◆ WHAT IS BEING ASKED
Determine how many lines below hold the string "matplotlib". Reply with the number alone.

◆ DATASET EXTRACT

◇ ◇ ◇ ◇ ◇ ◇ ◇

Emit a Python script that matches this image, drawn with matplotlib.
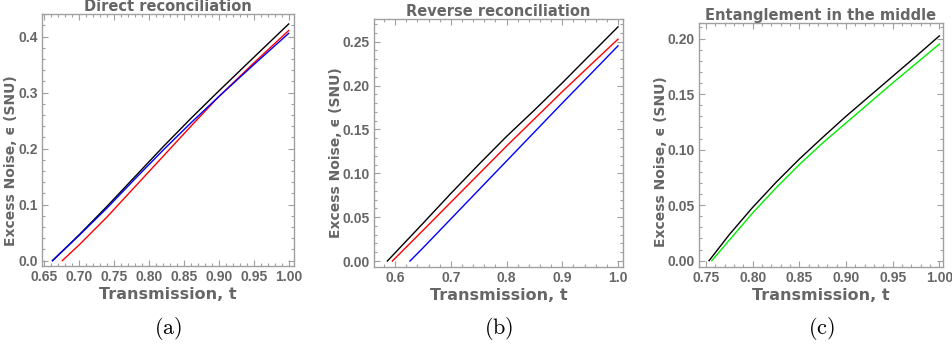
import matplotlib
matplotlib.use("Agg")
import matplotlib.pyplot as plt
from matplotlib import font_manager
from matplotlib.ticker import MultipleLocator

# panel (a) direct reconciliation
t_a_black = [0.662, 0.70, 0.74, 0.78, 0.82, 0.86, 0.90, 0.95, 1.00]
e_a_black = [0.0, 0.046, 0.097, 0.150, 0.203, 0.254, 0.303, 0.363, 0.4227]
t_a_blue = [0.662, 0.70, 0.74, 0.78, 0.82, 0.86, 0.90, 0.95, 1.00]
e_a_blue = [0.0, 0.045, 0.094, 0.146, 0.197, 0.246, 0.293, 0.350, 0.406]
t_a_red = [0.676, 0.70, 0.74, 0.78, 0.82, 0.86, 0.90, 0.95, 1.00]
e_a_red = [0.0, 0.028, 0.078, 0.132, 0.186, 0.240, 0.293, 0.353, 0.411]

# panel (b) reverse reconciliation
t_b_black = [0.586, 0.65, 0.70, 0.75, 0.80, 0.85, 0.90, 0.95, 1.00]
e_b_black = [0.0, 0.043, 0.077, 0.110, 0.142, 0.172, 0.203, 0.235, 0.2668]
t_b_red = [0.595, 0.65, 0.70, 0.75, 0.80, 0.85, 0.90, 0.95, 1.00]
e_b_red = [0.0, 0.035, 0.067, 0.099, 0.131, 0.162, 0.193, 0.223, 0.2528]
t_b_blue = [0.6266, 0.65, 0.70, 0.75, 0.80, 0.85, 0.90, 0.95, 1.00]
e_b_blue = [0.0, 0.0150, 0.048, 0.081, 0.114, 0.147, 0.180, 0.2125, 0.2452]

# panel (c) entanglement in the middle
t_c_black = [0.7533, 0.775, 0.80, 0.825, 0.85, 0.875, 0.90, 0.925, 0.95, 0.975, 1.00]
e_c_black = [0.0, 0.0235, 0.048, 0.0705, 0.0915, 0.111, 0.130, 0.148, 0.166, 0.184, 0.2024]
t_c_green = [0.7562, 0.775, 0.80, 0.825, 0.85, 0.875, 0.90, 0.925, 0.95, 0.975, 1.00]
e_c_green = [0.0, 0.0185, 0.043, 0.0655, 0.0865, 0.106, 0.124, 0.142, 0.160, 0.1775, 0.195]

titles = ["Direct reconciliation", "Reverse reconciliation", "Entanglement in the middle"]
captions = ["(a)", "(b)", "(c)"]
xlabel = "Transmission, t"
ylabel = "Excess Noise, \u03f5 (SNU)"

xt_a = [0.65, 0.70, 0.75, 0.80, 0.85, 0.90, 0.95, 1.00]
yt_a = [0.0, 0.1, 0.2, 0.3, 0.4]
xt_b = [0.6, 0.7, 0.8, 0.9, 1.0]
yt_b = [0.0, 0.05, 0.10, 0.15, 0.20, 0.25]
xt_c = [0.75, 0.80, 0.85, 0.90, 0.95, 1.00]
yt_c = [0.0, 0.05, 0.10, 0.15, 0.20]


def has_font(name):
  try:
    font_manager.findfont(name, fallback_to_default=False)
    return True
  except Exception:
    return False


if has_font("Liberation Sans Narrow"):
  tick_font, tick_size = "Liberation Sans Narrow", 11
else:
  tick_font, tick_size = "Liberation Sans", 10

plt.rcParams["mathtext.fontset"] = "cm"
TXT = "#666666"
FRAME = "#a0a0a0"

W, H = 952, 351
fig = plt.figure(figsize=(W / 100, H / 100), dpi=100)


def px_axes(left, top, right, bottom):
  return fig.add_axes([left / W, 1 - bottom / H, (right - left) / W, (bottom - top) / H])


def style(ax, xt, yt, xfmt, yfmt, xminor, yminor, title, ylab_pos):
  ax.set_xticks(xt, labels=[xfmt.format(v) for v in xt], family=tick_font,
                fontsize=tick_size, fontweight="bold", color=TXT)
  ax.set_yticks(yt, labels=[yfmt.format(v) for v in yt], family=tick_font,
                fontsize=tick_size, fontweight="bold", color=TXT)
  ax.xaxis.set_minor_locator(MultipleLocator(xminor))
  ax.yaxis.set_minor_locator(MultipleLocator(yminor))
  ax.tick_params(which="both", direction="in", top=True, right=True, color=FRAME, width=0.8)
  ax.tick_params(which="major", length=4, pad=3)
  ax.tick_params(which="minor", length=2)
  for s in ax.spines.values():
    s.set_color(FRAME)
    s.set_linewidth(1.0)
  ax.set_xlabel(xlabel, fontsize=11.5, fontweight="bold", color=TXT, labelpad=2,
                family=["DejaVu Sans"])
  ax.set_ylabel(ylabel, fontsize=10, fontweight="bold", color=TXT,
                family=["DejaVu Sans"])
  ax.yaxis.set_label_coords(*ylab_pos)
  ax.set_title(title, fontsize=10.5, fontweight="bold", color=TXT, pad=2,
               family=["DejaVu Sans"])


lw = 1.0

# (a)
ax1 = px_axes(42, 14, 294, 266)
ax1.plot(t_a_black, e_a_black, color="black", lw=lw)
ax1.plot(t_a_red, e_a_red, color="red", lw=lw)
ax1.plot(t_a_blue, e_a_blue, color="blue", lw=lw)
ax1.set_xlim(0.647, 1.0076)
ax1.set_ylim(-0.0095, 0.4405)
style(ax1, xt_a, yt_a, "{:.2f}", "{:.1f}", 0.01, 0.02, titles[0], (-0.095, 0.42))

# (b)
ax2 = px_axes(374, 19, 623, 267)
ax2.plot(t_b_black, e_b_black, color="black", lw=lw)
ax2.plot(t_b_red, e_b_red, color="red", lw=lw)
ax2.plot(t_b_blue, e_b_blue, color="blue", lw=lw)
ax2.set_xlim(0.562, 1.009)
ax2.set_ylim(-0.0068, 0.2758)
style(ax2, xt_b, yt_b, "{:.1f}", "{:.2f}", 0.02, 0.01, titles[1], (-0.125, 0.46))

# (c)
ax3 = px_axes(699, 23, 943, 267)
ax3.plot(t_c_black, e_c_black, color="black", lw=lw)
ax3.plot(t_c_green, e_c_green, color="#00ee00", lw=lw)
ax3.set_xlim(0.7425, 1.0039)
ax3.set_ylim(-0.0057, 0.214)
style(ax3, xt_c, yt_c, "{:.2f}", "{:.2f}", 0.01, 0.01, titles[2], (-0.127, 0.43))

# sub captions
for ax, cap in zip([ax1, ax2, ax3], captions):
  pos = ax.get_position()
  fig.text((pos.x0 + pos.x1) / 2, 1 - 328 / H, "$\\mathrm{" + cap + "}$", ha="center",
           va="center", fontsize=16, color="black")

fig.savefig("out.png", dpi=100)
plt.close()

◇ ◇ ◇ ◇ ◇ ◇ ◇

◆ FINAL ANSWER
6